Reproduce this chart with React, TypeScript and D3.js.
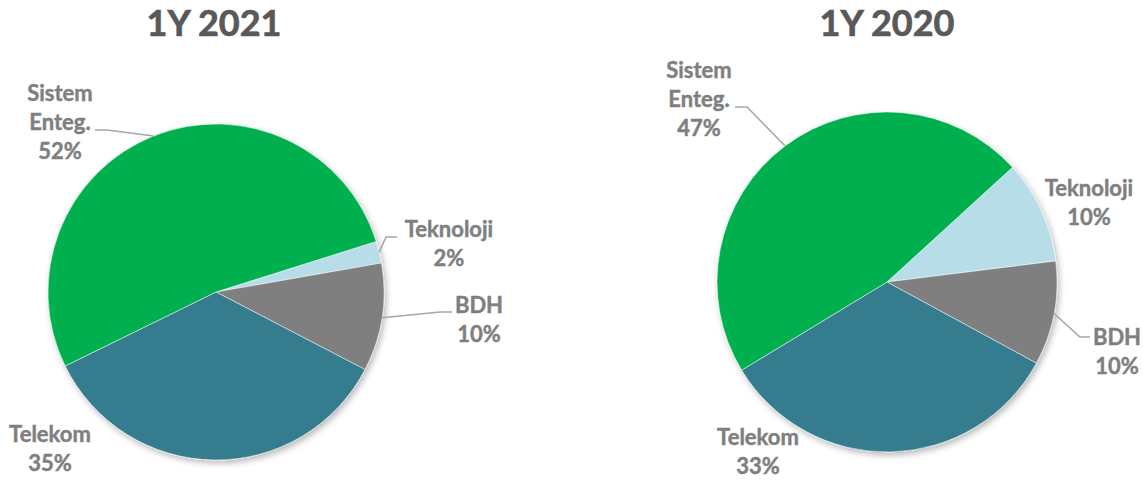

****

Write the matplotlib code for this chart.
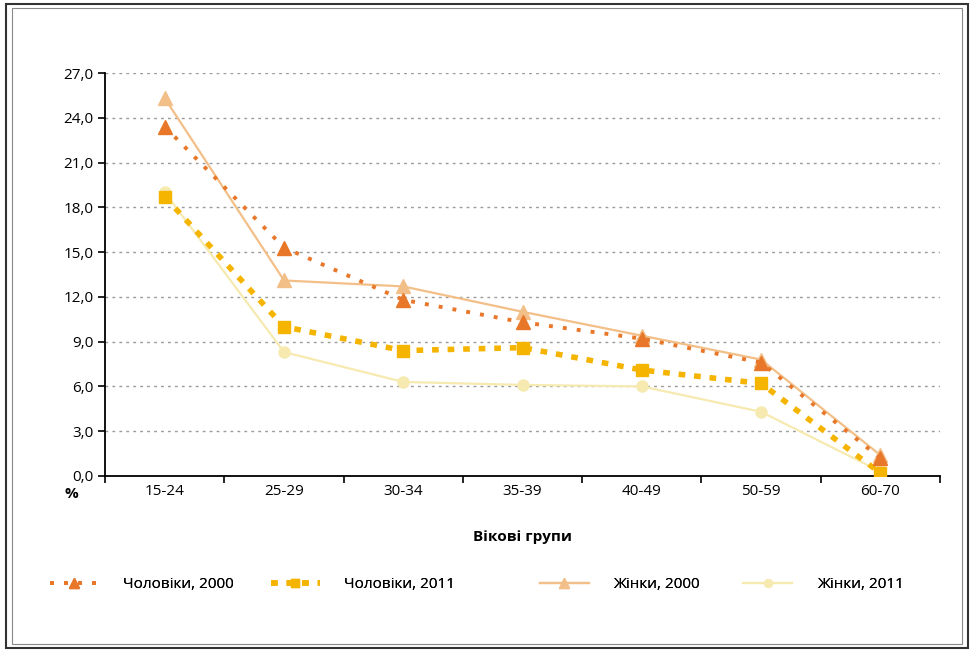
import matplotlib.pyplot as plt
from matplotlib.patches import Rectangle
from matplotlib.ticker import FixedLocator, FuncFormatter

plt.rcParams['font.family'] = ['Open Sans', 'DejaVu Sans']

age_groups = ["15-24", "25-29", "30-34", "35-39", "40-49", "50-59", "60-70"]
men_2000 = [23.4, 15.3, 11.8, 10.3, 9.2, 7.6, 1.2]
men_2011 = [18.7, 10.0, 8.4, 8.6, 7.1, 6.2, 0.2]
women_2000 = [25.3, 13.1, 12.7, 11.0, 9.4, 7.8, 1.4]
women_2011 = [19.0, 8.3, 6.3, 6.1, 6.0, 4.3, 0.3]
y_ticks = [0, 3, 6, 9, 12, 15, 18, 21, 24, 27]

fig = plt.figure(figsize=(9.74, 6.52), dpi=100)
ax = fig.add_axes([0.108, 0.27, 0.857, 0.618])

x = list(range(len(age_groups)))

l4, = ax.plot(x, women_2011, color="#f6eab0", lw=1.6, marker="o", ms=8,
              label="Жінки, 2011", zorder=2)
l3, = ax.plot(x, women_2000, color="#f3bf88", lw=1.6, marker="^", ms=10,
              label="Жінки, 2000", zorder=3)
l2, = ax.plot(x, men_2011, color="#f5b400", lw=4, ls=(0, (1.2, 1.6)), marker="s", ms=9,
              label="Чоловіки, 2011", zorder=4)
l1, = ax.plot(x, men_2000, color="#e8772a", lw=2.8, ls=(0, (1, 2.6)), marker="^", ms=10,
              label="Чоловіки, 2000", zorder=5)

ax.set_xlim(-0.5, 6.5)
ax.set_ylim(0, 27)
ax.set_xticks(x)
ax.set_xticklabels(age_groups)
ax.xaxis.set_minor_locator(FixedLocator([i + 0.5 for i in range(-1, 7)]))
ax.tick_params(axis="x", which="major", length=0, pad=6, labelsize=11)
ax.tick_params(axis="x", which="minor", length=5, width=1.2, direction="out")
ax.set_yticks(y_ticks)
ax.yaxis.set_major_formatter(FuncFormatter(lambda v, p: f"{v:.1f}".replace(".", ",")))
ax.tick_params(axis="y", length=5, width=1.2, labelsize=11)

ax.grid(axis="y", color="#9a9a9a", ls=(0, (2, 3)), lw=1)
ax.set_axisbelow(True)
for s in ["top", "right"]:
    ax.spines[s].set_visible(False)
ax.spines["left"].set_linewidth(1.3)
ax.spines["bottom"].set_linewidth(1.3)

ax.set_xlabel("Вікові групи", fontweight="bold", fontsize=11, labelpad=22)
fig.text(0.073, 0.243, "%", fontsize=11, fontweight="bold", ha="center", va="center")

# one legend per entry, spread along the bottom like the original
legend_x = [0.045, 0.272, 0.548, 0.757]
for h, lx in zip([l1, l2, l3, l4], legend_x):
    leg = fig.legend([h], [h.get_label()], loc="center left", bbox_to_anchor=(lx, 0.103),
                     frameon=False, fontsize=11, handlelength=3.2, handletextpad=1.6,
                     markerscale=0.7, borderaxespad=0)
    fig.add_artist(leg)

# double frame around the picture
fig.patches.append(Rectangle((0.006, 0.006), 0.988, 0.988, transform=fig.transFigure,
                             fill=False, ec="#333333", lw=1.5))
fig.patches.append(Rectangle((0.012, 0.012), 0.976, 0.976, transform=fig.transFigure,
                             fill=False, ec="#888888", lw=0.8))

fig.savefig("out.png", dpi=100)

****

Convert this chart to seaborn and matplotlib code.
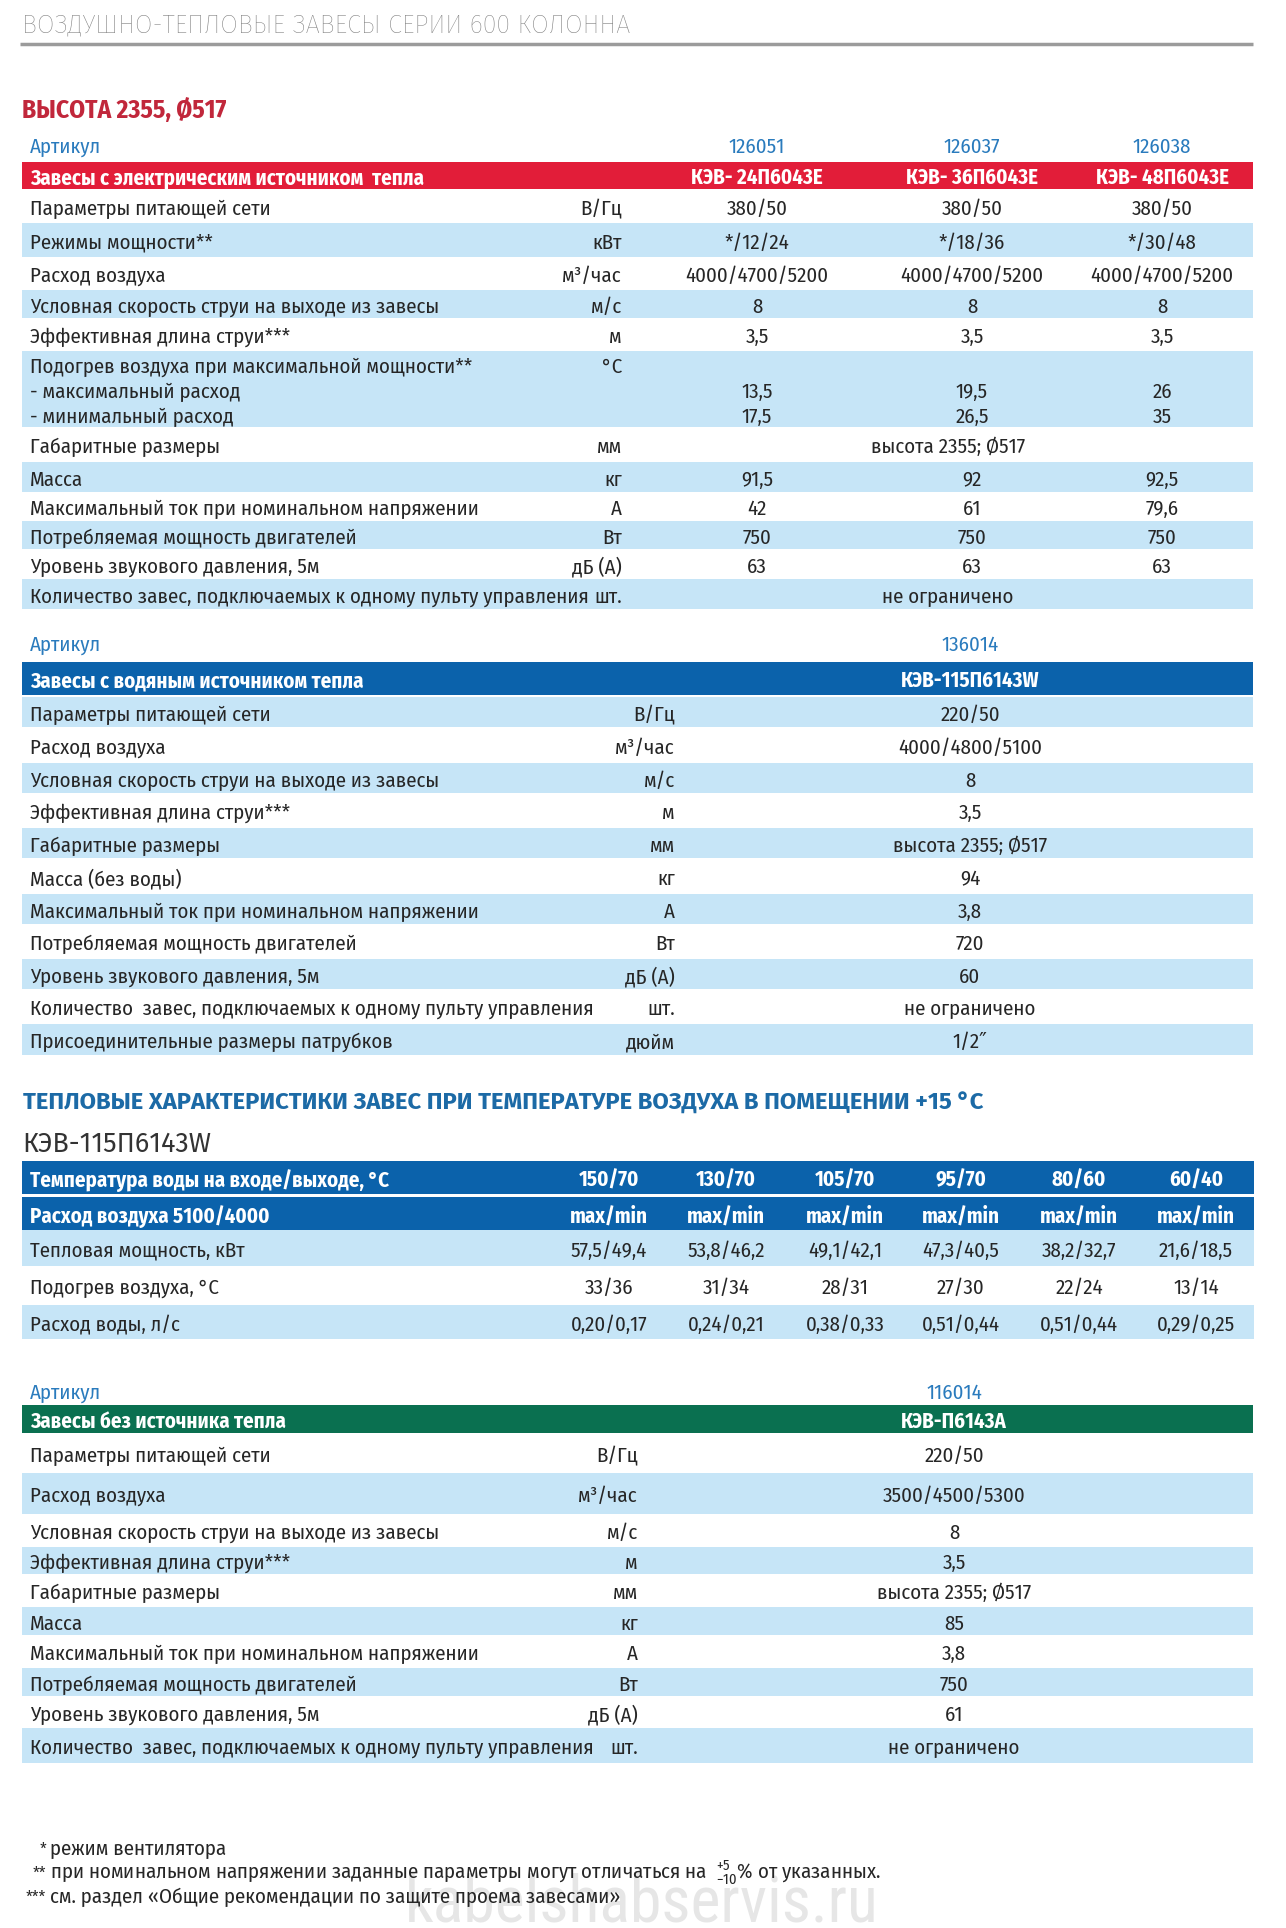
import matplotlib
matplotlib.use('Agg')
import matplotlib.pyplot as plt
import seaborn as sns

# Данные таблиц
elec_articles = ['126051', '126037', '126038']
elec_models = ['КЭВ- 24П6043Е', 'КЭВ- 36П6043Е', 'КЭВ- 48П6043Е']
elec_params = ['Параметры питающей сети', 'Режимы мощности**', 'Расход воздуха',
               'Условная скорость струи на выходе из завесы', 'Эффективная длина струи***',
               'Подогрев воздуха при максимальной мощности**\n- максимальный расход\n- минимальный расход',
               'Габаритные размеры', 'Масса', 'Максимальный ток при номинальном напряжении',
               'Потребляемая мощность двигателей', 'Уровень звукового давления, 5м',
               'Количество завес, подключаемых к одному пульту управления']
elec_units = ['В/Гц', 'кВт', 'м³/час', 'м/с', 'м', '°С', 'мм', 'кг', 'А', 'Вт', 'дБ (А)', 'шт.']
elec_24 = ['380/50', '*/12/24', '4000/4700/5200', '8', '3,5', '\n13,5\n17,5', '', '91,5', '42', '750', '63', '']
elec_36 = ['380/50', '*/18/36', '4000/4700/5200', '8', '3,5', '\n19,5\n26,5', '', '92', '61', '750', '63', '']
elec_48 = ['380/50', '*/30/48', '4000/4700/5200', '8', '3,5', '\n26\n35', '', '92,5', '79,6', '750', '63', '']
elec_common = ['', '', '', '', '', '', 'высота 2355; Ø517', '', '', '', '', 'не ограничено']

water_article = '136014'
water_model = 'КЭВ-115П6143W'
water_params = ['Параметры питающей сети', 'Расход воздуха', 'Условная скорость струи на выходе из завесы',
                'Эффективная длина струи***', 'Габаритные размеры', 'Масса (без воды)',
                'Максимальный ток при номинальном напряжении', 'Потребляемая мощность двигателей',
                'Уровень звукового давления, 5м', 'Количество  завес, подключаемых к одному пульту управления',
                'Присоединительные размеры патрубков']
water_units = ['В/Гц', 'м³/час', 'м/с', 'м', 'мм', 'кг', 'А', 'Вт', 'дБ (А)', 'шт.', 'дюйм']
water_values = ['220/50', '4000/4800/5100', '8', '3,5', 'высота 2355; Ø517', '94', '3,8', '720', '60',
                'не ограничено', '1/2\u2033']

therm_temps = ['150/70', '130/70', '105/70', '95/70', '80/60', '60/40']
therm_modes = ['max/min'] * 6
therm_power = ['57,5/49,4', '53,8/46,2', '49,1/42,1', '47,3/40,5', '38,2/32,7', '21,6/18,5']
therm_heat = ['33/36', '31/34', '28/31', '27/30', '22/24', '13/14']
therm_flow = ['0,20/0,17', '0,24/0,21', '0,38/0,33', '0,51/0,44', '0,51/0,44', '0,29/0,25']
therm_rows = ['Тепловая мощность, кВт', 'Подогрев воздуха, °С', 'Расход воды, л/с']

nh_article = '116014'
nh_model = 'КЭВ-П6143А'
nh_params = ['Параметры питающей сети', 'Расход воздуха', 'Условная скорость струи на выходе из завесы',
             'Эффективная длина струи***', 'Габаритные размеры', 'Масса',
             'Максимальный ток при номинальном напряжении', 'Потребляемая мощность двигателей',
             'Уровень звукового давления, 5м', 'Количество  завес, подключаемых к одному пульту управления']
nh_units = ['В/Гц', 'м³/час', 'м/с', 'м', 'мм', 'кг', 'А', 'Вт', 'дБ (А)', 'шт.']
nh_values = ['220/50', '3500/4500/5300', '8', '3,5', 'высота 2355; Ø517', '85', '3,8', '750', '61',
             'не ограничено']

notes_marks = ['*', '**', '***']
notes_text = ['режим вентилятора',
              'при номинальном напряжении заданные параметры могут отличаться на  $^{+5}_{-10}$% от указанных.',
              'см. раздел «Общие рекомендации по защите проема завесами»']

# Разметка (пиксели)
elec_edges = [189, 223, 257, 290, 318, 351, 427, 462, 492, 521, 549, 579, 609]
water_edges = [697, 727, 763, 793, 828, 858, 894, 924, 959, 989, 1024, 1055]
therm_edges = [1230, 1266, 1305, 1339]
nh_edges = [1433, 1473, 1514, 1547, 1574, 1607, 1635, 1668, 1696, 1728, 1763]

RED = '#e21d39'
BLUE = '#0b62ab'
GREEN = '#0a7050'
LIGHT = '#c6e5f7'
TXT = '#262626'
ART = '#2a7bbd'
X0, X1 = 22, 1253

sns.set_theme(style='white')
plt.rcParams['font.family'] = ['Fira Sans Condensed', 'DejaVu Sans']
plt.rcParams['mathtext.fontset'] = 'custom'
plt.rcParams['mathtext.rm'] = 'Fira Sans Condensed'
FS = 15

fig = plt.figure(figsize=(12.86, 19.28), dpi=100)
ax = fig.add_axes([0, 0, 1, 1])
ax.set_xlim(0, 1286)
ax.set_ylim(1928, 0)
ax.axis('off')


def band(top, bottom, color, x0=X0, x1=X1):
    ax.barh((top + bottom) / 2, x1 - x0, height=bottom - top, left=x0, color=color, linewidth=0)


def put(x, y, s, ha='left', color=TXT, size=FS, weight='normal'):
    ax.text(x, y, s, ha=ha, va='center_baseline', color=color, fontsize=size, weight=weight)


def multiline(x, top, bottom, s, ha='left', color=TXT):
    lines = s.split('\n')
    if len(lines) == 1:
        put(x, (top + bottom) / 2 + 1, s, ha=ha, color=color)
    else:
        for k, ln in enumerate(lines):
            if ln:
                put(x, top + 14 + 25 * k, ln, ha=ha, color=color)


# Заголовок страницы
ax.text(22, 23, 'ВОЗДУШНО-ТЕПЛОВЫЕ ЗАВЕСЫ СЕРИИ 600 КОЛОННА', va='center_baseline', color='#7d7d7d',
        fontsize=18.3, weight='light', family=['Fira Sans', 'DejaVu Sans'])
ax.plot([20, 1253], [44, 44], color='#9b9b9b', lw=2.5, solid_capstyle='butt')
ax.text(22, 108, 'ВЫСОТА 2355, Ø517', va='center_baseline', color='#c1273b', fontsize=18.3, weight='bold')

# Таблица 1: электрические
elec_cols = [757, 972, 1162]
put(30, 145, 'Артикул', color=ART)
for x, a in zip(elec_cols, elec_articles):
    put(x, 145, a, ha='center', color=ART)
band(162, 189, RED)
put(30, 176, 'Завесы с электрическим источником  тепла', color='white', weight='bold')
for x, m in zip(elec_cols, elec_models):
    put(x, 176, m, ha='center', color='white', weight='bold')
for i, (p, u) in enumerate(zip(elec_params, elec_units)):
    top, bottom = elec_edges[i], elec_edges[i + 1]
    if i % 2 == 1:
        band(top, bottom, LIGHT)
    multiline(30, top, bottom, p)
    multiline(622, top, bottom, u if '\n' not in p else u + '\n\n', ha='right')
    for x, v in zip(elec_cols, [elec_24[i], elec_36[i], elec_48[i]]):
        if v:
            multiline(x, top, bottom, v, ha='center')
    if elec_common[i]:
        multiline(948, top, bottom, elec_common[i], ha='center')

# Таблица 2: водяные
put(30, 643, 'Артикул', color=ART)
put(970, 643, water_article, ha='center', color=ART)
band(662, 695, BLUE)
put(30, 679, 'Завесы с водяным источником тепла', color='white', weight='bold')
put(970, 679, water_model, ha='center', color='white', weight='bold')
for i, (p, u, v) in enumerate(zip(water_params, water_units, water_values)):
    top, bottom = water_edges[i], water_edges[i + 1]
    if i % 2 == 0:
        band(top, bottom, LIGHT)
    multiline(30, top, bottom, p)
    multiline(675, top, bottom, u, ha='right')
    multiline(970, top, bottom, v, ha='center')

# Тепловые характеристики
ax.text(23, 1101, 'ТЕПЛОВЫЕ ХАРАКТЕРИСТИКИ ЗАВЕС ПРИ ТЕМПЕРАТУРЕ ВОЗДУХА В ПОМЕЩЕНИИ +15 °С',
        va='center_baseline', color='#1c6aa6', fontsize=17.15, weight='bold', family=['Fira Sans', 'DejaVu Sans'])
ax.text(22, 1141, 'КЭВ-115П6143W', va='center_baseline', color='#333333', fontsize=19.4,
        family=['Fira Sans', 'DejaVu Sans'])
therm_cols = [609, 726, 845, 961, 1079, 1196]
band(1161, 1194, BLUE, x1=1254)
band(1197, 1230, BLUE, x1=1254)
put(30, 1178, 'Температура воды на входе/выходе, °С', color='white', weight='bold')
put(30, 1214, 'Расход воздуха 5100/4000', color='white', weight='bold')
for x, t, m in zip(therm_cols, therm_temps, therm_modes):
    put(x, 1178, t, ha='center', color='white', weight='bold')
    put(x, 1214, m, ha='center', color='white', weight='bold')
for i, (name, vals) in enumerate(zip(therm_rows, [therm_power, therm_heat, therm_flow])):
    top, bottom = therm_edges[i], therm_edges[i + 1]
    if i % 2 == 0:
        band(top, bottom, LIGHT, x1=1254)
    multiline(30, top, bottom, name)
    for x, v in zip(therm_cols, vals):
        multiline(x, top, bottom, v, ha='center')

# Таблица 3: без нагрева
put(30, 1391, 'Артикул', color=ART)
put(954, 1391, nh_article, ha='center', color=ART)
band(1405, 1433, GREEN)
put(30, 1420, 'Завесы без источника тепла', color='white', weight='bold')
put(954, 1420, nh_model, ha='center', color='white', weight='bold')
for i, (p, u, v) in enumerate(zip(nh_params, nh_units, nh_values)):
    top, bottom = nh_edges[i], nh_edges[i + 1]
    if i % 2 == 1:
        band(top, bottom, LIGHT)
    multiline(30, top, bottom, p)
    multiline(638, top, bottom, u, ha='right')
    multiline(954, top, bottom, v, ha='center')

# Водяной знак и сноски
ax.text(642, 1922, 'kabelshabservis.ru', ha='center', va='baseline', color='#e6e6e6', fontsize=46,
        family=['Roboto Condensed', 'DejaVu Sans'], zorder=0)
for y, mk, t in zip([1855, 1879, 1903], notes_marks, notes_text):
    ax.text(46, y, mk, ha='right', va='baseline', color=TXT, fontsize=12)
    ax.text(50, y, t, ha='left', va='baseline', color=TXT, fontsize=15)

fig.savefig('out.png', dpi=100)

****

Exercise details: Scan the material line by line and report each one that contains "seaborn".

Right answer:
Convert this chart to seaborn and matplotlib code.
import seaborn as sns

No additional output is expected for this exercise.